- Aim of the task
Collect from the data below each line with "chart".
········
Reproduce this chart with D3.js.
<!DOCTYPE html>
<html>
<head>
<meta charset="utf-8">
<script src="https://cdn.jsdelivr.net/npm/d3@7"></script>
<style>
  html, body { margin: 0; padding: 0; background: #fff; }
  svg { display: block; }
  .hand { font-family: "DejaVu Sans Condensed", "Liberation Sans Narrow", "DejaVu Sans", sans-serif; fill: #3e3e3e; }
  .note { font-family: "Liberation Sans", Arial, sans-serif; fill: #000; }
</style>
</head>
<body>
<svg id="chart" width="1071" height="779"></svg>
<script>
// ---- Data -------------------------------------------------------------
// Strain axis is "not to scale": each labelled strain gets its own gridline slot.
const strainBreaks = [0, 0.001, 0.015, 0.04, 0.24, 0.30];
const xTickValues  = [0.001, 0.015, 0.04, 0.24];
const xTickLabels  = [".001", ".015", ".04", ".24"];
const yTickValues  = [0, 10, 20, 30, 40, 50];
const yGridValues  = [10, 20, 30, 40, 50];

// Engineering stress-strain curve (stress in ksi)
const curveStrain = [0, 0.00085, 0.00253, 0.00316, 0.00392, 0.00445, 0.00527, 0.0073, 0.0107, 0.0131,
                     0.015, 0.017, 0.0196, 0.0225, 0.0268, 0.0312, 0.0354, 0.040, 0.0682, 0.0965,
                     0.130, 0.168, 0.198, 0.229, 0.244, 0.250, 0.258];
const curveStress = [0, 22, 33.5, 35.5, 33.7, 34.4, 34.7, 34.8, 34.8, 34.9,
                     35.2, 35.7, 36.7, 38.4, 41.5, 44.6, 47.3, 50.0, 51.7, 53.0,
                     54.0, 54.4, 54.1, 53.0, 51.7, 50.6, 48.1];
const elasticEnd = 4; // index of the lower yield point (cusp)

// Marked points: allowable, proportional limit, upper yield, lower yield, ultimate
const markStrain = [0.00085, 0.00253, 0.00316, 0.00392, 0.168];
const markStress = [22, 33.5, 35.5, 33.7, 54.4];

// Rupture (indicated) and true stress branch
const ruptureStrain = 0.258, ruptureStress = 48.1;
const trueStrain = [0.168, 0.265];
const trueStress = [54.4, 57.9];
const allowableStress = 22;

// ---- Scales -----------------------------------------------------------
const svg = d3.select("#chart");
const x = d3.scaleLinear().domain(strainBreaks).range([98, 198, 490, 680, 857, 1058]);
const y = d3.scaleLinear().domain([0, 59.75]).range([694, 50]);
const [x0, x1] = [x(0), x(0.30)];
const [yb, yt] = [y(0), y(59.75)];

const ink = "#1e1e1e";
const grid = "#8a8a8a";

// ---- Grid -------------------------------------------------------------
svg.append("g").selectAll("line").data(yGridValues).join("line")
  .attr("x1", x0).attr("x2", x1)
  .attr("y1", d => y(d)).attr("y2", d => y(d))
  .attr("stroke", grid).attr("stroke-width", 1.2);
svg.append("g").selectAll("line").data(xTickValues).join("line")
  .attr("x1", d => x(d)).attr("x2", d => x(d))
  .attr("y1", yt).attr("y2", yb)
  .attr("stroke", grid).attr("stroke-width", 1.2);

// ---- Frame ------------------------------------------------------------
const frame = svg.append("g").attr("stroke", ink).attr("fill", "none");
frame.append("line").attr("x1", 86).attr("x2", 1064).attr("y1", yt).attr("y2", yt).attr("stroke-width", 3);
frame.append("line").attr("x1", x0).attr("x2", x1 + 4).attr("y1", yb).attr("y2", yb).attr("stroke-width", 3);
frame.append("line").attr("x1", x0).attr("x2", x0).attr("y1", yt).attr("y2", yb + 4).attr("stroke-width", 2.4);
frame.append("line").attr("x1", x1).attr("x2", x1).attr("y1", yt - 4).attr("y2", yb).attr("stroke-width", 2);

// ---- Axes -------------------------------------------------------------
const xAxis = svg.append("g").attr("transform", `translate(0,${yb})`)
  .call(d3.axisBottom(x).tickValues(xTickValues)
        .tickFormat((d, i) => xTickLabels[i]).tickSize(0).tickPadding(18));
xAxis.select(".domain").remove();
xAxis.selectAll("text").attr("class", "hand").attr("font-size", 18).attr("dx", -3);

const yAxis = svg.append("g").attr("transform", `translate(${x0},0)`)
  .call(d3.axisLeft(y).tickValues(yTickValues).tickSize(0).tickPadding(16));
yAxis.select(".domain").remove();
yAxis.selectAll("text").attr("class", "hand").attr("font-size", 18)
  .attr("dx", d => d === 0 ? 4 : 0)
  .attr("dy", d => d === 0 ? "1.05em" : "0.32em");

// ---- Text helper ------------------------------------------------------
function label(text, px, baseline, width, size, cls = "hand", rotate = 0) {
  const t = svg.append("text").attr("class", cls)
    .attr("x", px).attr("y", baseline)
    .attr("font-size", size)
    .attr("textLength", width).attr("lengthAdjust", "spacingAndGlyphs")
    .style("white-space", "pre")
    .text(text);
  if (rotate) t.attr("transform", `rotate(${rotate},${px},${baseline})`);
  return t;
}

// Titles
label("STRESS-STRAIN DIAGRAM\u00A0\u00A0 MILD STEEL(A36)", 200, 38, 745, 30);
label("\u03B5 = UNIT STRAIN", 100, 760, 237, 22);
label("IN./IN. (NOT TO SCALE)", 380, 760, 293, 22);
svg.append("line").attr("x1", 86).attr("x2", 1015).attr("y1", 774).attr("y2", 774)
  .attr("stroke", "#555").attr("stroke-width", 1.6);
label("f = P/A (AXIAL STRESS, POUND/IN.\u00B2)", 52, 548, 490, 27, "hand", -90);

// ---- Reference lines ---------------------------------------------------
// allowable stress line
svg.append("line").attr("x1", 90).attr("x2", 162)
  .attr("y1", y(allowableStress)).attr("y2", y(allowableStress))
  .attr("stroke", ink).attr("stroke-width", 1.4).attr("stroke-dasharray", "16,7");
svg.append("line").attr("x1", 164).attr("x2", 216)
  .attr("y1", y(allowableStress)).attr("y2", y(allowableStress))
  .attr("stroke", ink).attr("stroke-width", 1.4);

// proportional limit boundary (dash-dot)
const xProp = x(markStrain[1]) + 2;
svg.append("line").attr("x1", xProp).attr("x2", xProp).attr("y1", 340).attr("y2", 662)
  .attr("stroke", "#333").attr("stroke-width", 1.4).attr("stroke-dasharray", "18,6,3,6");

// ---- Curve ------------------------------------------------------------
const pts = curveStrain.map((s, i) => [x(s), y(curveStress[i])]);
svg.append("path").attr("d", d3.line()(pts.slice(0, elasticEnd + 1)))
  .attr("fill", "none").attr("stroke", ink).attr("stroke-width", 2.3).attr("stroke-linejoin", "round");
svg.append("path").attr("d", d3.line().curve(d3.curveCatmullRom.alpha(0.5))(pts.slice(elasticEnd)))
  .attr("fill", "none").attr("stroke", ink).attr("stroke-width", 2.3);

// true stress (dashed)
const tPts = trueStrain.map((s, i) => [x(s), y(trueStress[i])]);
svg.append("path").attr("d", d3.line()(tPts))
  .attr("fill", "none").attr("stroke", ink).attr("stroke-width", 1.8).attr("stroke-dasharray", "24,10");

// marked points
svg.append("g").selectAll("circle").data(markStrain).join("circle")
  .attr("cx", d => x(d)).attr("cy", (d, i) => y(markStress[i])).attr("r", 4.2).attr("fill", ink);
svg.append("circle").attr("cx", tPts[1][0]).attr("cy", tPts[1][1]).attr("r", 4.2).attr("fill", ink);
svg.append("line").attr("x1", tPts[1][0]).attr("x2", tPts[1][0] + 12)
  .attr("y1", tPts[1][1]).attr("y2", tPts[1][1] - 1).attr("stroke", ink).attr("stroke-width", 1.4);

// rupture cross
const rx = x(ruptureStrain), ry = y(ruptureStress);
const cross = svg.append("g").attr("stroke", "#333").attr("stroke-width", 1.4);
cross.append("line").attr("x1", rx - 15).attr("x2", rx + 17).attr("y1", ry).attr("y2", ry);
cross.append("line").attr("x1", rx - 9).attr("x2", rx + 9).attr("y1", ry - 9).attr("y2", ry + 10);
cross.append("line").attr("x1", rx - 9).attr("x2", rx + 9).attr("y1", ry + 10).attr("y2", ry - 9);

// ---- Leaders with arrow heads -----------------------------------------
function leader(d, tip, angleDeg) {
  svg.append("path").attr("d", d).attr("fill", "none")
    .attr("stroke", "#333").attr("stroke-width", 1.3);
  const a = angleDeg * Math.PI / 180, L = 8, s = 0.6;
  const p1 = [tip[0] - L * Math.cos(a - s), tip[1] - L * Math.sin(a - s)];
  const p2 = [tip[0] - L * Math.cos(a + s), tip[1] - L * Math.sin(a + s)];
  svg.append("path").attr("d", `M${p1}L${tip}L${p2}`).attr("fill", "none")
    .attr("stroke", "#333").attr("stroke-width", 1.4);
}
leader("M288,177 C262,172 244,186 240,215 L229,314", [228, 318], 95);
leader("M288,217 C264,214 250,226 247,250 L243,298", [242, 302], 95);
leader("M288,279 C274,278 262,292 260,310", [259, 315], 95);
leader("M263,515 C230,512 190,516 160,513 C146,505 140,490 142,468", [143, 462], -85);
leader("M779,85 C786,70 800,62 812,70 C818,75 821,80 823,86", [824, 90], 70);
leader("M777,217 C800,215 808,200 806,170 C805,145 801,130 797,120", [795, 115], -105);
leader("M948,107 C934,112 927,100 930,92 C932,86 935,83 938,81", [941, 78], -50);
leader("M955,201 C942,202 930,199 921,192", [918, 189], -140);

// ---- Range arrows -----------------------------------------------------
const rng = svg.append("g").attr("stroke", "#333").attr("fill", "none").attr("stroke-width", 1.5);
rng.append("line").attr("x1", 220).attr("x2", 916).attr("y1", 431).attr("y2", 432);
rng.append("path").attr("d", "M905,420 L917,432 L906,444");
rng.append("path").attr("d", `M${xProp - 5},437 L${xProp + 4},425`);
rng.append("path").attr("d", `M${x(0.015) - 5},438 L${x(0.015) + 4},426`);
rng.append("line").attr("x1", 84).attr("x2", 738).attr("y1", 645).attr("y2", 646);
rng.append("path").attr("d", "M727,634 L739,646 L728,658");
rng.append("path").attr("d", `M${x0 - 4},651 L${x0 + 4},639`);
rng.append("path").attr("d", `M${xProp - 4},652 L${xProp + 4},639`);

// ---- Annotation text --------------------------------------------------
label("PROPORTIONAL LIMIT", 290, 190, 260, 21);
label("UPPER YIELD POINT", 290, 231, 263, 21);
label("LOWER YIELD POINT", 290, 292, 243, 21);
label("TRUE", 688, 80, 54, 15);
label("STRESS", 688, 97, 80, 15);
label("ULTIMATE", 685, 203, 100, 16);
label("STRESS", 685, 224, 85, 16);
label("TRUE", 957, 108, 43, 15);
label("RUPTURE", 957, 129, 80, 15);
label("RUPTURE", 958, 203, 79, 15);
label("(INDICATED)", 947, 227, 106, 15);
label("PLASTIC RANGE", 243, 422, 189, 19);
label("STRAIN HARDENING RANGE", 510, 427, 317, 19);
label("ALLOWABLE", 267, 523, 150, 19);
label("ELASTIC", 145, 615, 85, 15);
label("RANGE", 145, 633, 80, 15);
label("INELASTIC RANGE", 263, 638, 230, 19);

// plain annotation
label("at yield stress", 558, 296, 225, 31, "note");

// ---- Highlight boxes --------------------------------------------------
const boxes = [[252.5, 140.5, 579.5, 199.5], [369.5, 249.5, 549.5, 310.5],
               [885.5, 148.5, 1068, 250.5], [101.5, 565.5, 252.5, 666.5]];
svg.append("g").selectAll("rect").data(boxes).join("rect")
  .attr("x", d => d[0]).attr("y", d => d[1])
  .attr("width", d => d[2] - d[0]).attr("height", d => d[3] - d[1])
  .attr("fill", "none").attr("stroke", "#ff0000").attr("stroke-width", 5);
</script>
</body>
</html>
········
- Response to this exercise
Reproduce this chart with D3.js.
<svg id="chart" width="1071" height="779"></svg>
const svg = d3.select("#chart");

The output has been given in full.